§ **Provided data**:
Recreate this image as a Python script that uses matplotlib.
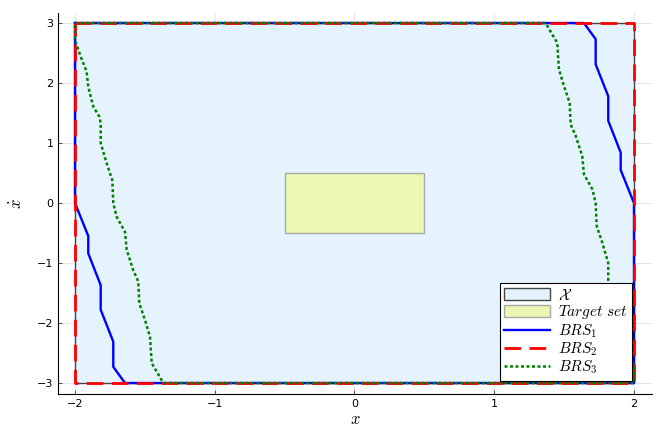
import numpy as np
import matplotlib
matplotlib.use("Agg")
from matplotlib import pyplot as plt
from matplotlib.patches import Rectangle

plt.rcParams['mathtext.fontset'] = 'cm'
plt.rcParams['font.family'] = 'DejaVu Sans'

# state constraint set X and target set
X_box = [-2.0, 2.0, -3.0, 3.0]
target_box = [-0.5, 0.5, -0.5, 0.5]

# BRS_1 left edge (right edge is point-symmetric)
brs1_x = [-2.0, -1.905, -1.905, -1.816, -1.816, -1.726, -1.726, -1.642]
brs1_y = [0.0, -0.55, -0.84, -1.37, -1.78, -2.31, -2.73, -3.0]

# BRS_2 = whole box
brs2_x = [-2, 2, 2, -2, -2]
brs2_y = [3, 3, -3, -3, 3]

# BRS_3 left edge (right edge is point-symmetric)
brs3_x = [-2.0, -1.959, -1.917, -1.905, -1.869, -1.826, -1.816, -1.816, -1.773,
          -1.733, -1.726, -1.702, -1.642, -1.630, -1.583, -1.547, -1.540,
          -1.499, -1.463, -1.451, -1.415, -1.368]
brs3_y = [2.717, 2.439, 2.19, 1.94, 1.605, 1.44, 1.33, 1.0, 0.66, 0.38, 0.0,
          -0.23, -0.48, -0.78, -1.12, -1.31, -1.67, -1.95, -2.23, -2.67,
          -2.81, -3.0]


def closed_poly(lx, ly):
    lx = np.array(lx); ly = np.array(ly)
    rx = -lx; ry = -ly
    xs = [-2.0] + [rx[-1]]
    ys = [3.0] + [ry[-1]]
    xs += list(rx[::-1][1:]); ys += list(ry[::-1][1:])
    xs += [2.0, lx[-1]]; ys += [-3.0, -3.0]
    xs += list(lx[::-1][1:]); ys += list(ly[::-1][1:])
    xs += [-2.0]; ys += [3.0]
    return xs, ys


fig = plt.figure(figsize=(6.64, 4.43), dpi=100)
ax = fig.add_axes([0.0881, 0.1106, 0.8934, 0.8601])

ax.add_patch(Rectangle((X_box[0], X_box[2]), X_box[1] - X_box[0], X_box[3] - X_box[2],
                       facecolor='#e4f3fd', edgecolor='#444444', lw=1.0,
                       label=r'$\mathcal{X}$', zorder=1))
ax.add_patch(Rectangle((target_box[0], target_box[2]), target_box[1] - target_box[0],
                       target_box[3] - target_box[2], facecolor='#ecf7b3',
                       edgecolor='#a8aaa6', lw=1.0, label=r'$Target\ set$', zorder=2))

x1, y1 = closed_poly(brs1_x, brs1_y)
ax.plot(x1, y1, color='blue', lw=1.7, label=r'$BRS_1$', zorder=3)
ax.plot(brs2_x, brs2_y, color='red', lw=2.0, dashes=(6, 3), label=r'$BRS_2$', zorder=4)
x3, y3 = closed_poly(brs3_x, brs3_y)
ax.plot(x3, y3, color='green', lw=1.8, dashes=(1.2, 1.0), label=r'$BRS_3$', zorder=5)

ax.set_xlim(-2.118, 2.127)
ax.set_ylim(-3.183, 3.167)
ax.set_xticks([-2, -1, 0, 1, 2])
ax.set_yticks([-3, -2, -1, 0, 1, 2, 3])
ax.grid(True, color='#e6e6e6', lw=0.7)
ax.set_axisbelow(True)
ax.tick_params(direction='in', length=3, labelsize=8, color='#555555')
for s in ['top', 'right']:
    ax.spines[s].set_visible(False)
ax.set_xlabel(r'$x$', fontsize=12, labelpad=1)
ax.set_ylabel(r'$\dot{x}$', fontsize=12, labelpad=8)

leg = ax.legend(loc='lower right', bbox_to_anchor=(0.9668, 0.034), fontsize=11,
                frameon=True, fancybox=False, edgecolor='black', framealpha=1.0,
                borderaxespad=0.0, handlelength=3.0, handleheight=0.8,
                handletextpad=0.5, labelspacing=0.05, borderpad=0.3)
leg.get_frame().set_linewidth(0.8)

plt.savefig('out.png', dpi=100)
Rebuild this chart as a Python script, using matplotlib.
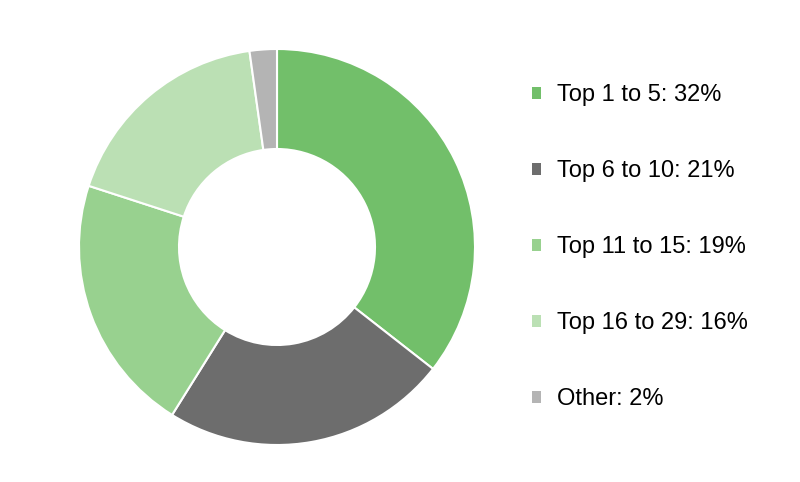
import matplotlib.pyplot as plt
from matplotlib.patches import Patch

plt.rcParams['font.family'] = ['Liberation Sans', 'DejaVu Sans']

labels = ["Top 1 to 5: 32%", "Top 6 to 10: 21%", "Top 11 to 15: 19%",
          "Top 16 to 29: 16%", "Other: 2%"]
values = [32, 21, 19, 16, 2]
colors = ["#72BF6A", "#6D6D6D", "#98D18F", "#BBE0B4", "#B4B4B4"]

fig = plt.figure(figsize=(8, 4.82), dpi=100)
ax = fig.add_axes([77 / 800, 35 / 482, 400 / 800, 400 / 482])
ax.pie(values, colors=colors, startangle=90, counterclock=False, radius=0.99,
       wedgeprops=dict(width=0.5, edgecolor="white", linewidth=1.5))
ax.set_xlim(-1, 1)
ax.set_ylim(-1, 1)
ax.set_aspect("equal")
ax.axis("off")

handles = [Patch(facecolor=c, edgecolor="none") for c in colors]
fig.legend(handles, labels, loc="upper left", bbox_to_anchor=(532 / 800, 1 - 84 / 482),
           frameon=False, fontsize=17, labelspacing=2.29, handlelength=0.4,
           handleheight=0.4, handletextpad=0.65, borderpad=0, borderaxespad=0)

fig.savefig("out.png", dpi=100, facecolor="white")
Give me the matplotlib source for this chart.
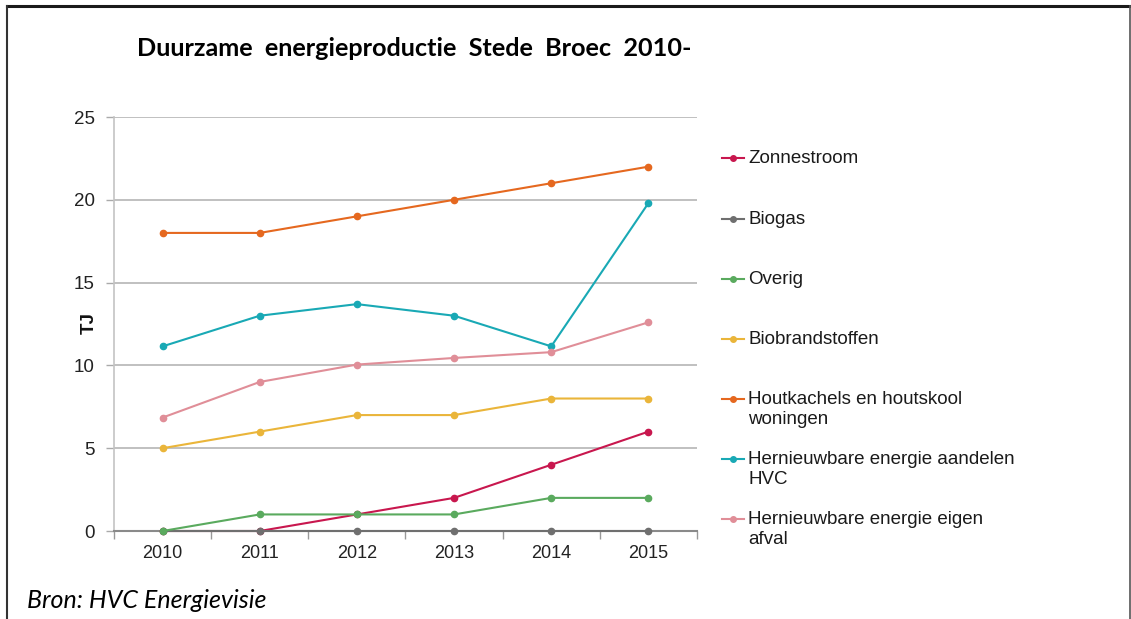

§ **Your objective**: Only lines belong in the copy: transcribe those from the start of the data through the line that contains "ax = fig.add_axes([0.0881, 0.1106, 0.8934, 0.8601])", and skip the pictures.

§ **Task result**:
Recreate this image as a Python script that uses matplotlib.
import numpy as np
import matplotlib
matplotlib.use("Agg")
from matplotlib import pyplot as plt
from matplotlib.patches import Rectangle

plt.rcParams['mathtext.fontset'] = 'cm'
plt.rcParams['font.family'] = 'DejaVu Sans'

# state constraint set X and target set
X_box = [-2.0, 2.0, -3.0, 3.0]
target_box = [-0.5, 0.5, -0.5, 0.5]

# BRS_1 left edge (right edge is point-symmetric)
brs1_x = [-2.0, -1.905, -1.905, -1.816, -1.816, -1.726, -1.726, -1.642]
brs1_y = [0.0, -0.55, -0.84, -1.37, -1.78, -2.31, -2.73, -3.0]

# BRS_2 = whole box
brs2_x = [-2, 2, 2, -2, -2]
brs2_y = [3, 3, -3, -3, 3]

# BRS_3 left edge (right edge is point-symmetric)
brs3_x = [-2.0, -1.959, -1.917, -1.905, -1.869, -1.826, -1.816, -1.816, -1.773,
          -1.733, -1.726, -1.702, -1.642, -1.630, -1.583, -1.547, -1.540,
          -1.499, -1.463, -1.451, -1.415, -1.368]
brs3_y = [2.717, 2.439, 2.19, 1.94, 1.605, 1.44, 1.33, 1.0, 0.66, 0.38, 0.0,
          -0.23, -0.48, -0.78, -1.12, -1.31, -1.67, -1.95, -2.23, -2.67,
          -2.81, -3.0]


def closed_poly(lx, ly):
    lx = np.array(lx); ly = np.array(ly)
    rx = -lx; ry = -ly
    xs = [-2.0] + [rx[-1]]
    ys = [3.0] + [ry[-1]]
    xs += list(rx[::-1][1:]); ys += list(ry[::-1][1:])
    xs += [2.0, lx[-1]]; ys += [-3.0, -3.0]
    xs += list(lx[::-1][1:]); ys += list(ly[::-1][1:])
    xs += [-2.0]; ys += [3.0]
    return xs, ys


fig = plt.figure(figsize=(6.64, 4.43), dpi=100)
ax = fig.add_axes([0.0881, 0.1106, 0.8934, 0.8601])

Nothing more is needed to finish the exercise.